Consulting firm Frost & Sullivan’s science team finds that factors such as information and communication technology (ICT), chemicals, hydroponics and aquaculture inputs are augmenting profits for farmers.
Smart agriculture, according to the team, is rapidly rising in the global agriculture industry as arable land continues to shrink at an alarming rate. Farmers in rural areas and commercial establishments in cities are turning to smart agriculture to enhance yield with reduced agricultural inputs.
Smart agriculture enhances product quality, reduces wastage and ensures overall higher profits for the farmer by integrating numerous technologies that aid decision support, farm monitoring and crop management.
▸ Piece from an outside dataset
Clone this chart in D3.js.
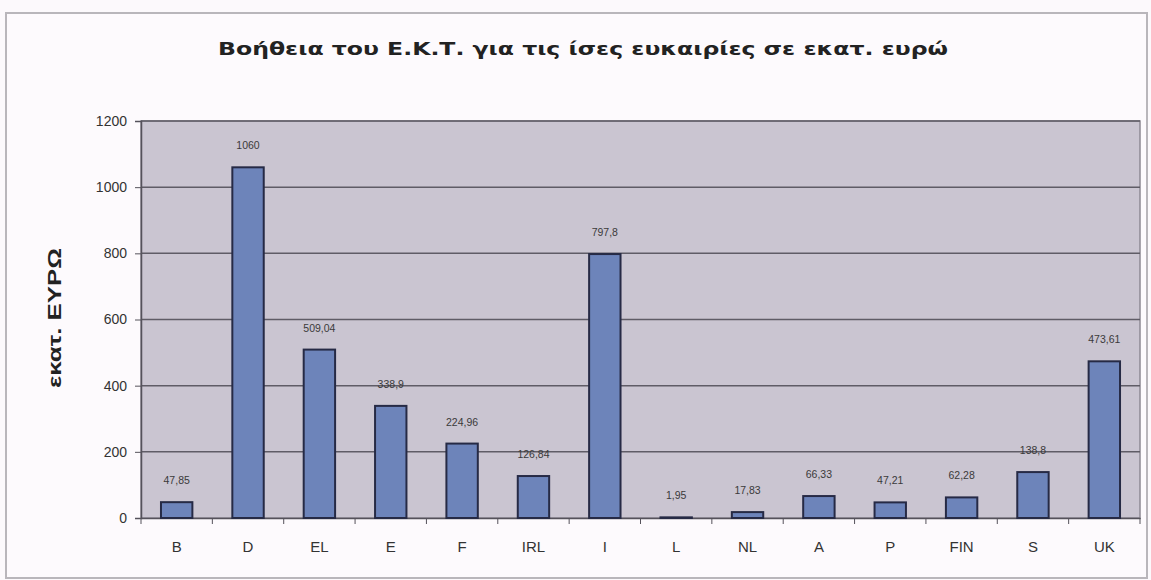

Analysis of the smart agriculture technology market by Frost & Sullivan’s Future of Agriculture & Nutrition Growth Partnership Subscription explores sensors, intelligent networks, unmanned vehicles (ground and aerial) and robots that allow for customised application of critical inputs, such as crop chemicals, fertilisers and farm labour, in agriculture.
In addition, it is revealed that agriculture innovation is the strongest in Asia-Pacific, owing to the region’s need to feed a rapidly growing, progressively more affluent population.
Frost & Sullivan Agriculture & Nutrition Research Programme global director Christopher Shanahan says “remarkable” innovations in allied industries, such as ICT, chemicals, hydroponics and aquaculture, have resulted in a profusion of innovative, smart agriculture technologies. “Some of the high-potential technologies under development include farming applications that provide data for on-field activities, rooftop farming technology in land-scarce regions, and monitoring systems that record information and place it in a cloud [remote server] for further access.”
Collaborations with technology companies have enriched smart agriculture solutions’ capabilities and resulted in “path-breaking” tools, such as agriculture drones for efficient monitoring to reduce farmers’ dependence on manual labour. Sensor fusion can also be used to aid in identifying, understanding and using information that quantifies variations in soil and crop within agricultural fields.
In addition, autonomous farming solutions can be used to turn large swathes of inaccessible land in poor economic areas to useful prospects for arable farming.
Prime examples of symbiotic partnerships across industries are farming equipment company John Deere’s partnership with a digital company, and telecommunications company SK Telecom’s collaboration with ministries of science, start-ups and government agencies to roll out SK-patented information technology for smart agriculture.
“Consumers are increasingly demanding nutritious, ethically produced food and beverages that are free from pollutants, allergens or overuse of socially valuable natural resources,” Shanahan notes, adding that these value-added foods are offered now only at a premium.
However, smart technology can make them available to the full cross section of consumers by ensuring sustainability as well as high and efficient yield/production, he adds.
Frost & Sullivan chemicals, materials & food: Africa business unit leader Richard Weissenberg says Africa’s farmers are in challenging times. “Just as the sustained drought is set to ease, fuel prices are forecast to rise by 50%. In common with farmers in the US and Asia, they need to feed rising populations with declining arable land.”
Simultaneously, economies across the continent are experiencing rising per capita gross domestic product; consumers are, therefore, demanding more calories and more environment-friendly food production.
“Smart agriculture uses digital technology to allow for the more precise use of inputs and irrigation. The result is more food, cheaper, with a lower environmental impact and energy costs. It is an aspect of digital business that could have a rapid, positive effect on the vast majority of Africa’s people,” concludes Weissenberg.